Así permanecieron las cosas hasta los comienzos del siglo XVI, en que la recia y espiritual figura del Cardenal Cisneros, franciscano también, de­cidió reformar a fondo las órdenes mendicantes. Los frailes de Molina, a cuya cabeza andaba por entonces fray Gonzalo de Tarancón, se opusieron terminantemente al cambio, que pretendía acabar con sus muchas riquezas y buena vida. El asunto se puso tan serio que el fraile y sus hermanos de Orden se encastillaron, rebeldes, en el monasterio, con armas y decididos a la defensa total. Carlos I, sabedor del asunto, ordenó a los «Regidores, Oficiales, Justicias, Caballeros, Escuderos e hombres buenos de la Villa» de Molina que los atacaran y sacaran por la fuerza. Ocurrió la batalla en 1525. Y con ella el descrédito de los franciscanos, que, ya reformados, aun­que siempre litigantes, siguieron viviendo entre los muros de su vetusto caserón, hasta el año 1835, en que lo abandonaron definitivamente.

A finales del siglo XV comenzó en Molina a vivir una nueva comunidad religiosa, puesta también bajo la tutela de la Regla franciscana. Estaba dedicada a mujeres que, por unos u otros motivos, no podían abandonar totalmente su vida civil, pero que deseaban mantener un estado perma­nente de oración y recogimiento. Reunidas, constituyeron lo que por en­tonces se llamaba «beaterio»,  y les dio todo lo necesario para mantenerse el piadoso varón molinés don Fernando de Burgos. Dice así Sánchez Portocarrero de esa fundación: «Santa Librada es un Beaterio de Beatas de San Francisco; está extramuros en una eminencia, su templo fue fundación de Fernando de Burgos, Patrón y reedificador de Nuestra Señora de la Hoz por los años de 1490, después comenzaron a recogerse allí algunas virtuosas mujeres habiendo habitación, y lo han ydo continuando hasta aora con tan loable exemplo que es muy digno de mover los ánimos Chris­tianos para que se reduzca a convento aquella Casa». Se fundó exactamente en 1488, y en él vivió, con gran fama de santidad, doña María de la Tri­nidad, que murió en 1657. A finales del siglo XVIII, casi trescientos años después de su fundación, desapareció el beaterio molinés.

La tercera casa de raíz franciscana que hubo en Molina, y que todavía hoy, tras muchos avatares adversos, continúa viva, es el convento de Santa Clara, de franciscanas menores observantes. En 1537 dio todo el caudal suficiente para su fundación y construcción el noble caballero molinés don Juan Ruiz Malo, aunque fueron sus herederos, don Pedro Malo de He­redia y don Martín Malo, quienes remataron la obra, ayudados por el obis­po de Sigüenza, don fray Lorenzo de Figueroa, que donó la iglesia romá­nica de Santa María de Pero Gómez para templo de la nueva comunidad.

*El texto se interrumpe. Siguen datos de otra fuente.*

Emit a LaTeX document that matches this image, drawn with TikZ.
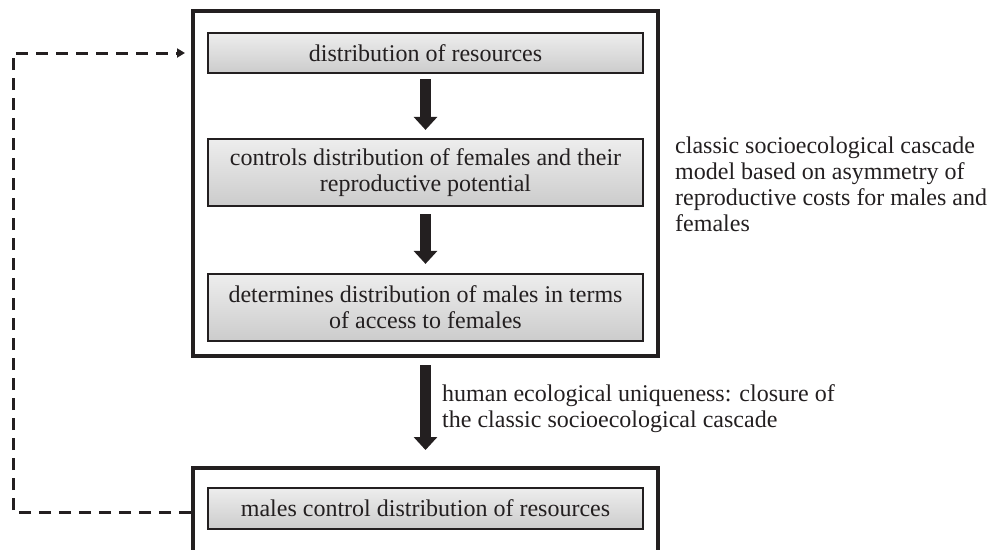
\documentclass[tikz,border=0pt]{standalone}
\usepackage{fontspec}
\setmainfont{Liberation Serif}
\usetikzlibrary{arrows.meta}
\definecolor{ink}{HTML}{231F20}
\begin{document}
\begin{tikzpicture}[x=1pt,y=-1pt,
        font=\fontsize{24}{26}\selectfont, text=ink,
        frame/.style={draw=ink, line width=4pt, inner sep=0pt},
        stage/.style={draw=ink, line width=2.2pt, top color=black!7, bottom color=black!20,
            minimum width=435pt, inner sep=0pt, align=center},
        flow/.style={ink, line width=11pt, -{Triangle[width=23pt,length=13pt]}},
        feedback/.style={ink, line width=3pt, dash pattern=on 12pt off 8pt,
            -{Triangle[width=9pt,length=8pt]}},
        note/.style={anchor=north west, inner sep=0pt, align=left}]
        \useasboundingbox (0,0) rectangle (988,549);
        % frames
        \node[frame, minimum width=465pt, minimum height=345pt] (upper) at (425.5,183.5) {};
        \node[frame, minimum width=465pt, minimum height=100pt] (lower) at (425.5,518) {};
        % cascade
        \node[stage, minimum height=40pt] (res) at (425.5,53) {distribution of resources};
        \node[stage, minimum height=67pt] (fem) at (425.5,172.5) {controls distribution of females and their\\reproductive potential};
        \node[stage, minimum height=67pt] (mal) at (425.5,307.5) {determines distribution of males in terms\\of access to females};
        \node[stage, minimum height=41pt] (ctrl) at (425.5,508.5) {males control distribution of resources};
        \draw[flow, shorten <=5pt, shorten >=8pt] (res.south) -- (fem.north);
        \draw[flow, shorten <=7pt, shorten >=9pt] (fem.south) -- (mal.north);
        \draw[flow, shorten <=7pt, shorten >=16pt] (upper.south) -- (lower.north);
        % notes
        \node[note] (model) at (675,137) {classic socioecological cascade\\model based on asymmetry of\\reproductive costs for males and\\females};
        \node[note] (closure) at (442,384) {human ecological uniqueness: closure of\\the classic socioecological cascade};
        % loop back
        \coordinate (loop) at (13,0);
        \draw[feedback, shorten >=6pt] (lower.west |- 0,512) -- (loop |- 0,512) -- (loop |- res.west) -- (upper.west |- res.west);
\end{tikzpicture}
\end{document}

Vinieron a poblar el convento algunas monjas de Huete, en Cuenca. Fue primera abadesa la venerable madre sor Ana de Godoy, y entre las que componían esa primera comunidad figuraba la donada Juana de Balles­teros, que inauguró la serie de mujeres con fama de santidad que pasaron por aquel convento. La inauguración oficial se hizo el 7 de octubre de 1584. Ese mismo día profesó una joven molinesa, sor María de Jesús, que también alcanzó altas cotas de piedad en el ejercicio del franciscanismo contemplativo.

A lo largo de los años, la comunidad de clarisas de Molina llegó a tener un muy importante acopio de riquezas. Por compra de diversos juros, se encargaban de cobrar las alcabalas de gran número de pueblos del Señorío, y de la misma Molina eran recaudadores del impuesto sobre la carne y el vino de la villa. La dote para entrar de monja en este convento era muy alta, pues no en balde se preciaba entre los más ricos de Castilla. Hasta 800 ducados pagaron cada una de las nueve doncellas que profesaron en 1671, casi todas procedentes de la alta sociedad del Reino.

El templo conventual es hoy una de las más visitadas muestras del arte molinés. Bajo las rosadas murallas del castillo, el templo románico luce todavía una portada severa y estilizada de corte francés, con sendos haces de columnas escoltando la puerta propiamente dicha, que se cobija bajo varias series de arquivoltas. Capiteles y matojos vegetales dan el orna­mento severo y alegre del monumento. También al exterior, un ábside semicircular y altísimo se orna con capiteles y ventanales apuntados de homogéneo aspecto. El interior también conserva todo su primitivo as­pecto de arquitectura románica gris y elegante.